Created in the late 1980s by legendary English mixologist Dick Bradsell, The Bramble uses a blackberry liqueur called Crème de Mûre to bring a sweet berry flavoring to what is basically a gin sour.
A key ingredient here is the crushed ice, which cannot be substituted with cubes for the reason that as the ice melts, the flavor of the drink slowly morphs. I noticed that the citrus of the lemon juice was slowly overcome by the wonderful full flavor of the berry liqueur, prompting me to hold off on my next sip longer and longer to let the ice have its way with the glass. The Bramble is another great summer cocktail you won’t mind serving to your grandmother. It’s light on its feet and will keep you light on yours as well.
- 2 ounces gin
- 1 ounce fresh lemon juice
- 1/2 ounce simple syrup
- 1/2 ounce Crème de Mûre.
In a cocktail shaker filled with ice, shake together the first three ingredients and strain into a rocks glass filled with crushed ice, piled high. Drizzle crème de mûre over the top and garnish with a slice of lemon, two blackberries and a short straw.
Despite the seemingly simple ingredient roster, I have had something of a hard time assembling this drink properly. First and foremost, you may notice in the photos that I am currently out of short straws. I’m sure you’ll let that one slide, and for that, I thank you.
Secondly, Crème de Mûre is not as easy to find as you might think. The employees at my local BevMo had never heard of it, didn’t know they carried it, and once their computers told them it was in stock, didn’t know where to find it. In case you have the problem, direct them to the brandy section, which is where my bottle was found. I would expect it to be with the other flavored fruity liqueurs, but it was not the case. So if you can’t find it in one, look for it in the other. It’s definitely worth the effort. It tastes, as you might guess, something like blackberry pancake syrup and a few drops of it have already found their way into my vodka martini (I’m not slowly going Sex and the City here. I’m just trying things out.)
Thirdly was the question of buying simple syrup or simply making it at home. I do enough homemade, so I decided to pop for the $12 bottle. But if you do want to make it, simply stir together equal measures of hot water and sugar, cool to room temperature and keep in your fridge until ready to use.

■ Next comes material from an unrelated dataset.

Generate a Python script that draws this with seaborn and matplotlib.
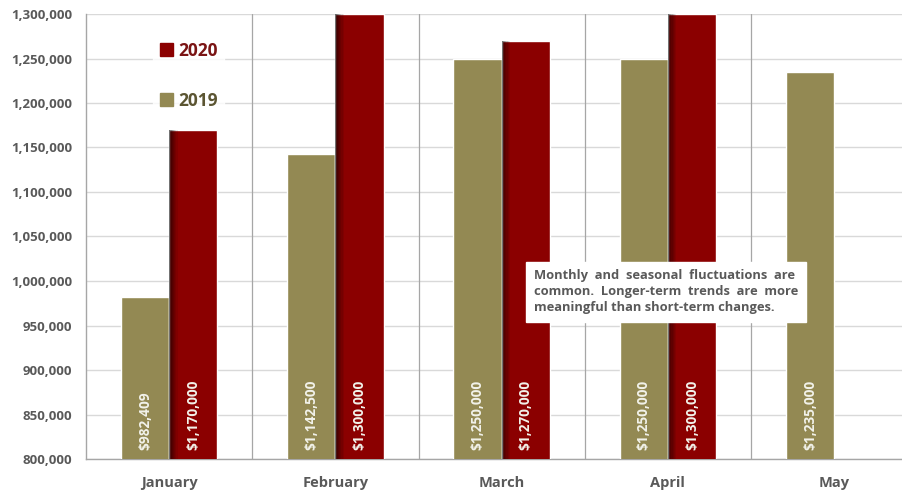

Fourth is crushed ice. If you have heard that the best way to crush ice cubes is by wrapping them up in a clean dish towel and whacking the hell out of them with a pan or a heavy spoon, you’re being misled. EIGHTY-SIX THE DISH TOWEL. You’ll find that so much of what is cracked sticks uncomfortably and tenaciously to the fabric. Better to pack your cubes in a plastic ziploc bag, crush, use what you need and zip up the rest to keep handy for Bramble #2.
Next, there are debates about the drink-making procedure. Many instruct to add all the ingredients, and pour the Crème de Mûre over the top, creating a beautiful lava lamp cocktail as the crème descends to the bottom of the glass. The argument against that procedure is that the Crème de Mûre doesn’t mix with the drink.
There are two solutions:
The first is to simply float the crème over the top of the drink (for instructions on that, hit up my post on The Harvey Wallbanger). Your second option is to simply mix all the ingredients in a shaker.
Finally, there is also disagreement over the appropriate fruit to garnish this drink, but since you can substitute your favorite flavored liqueur for the blackberry, you really should go ahead and garnish any way you please. As long as you have crushed ice awaiting in the glass and follow the portions outlined above, you’re sure to enjoy The Bramble.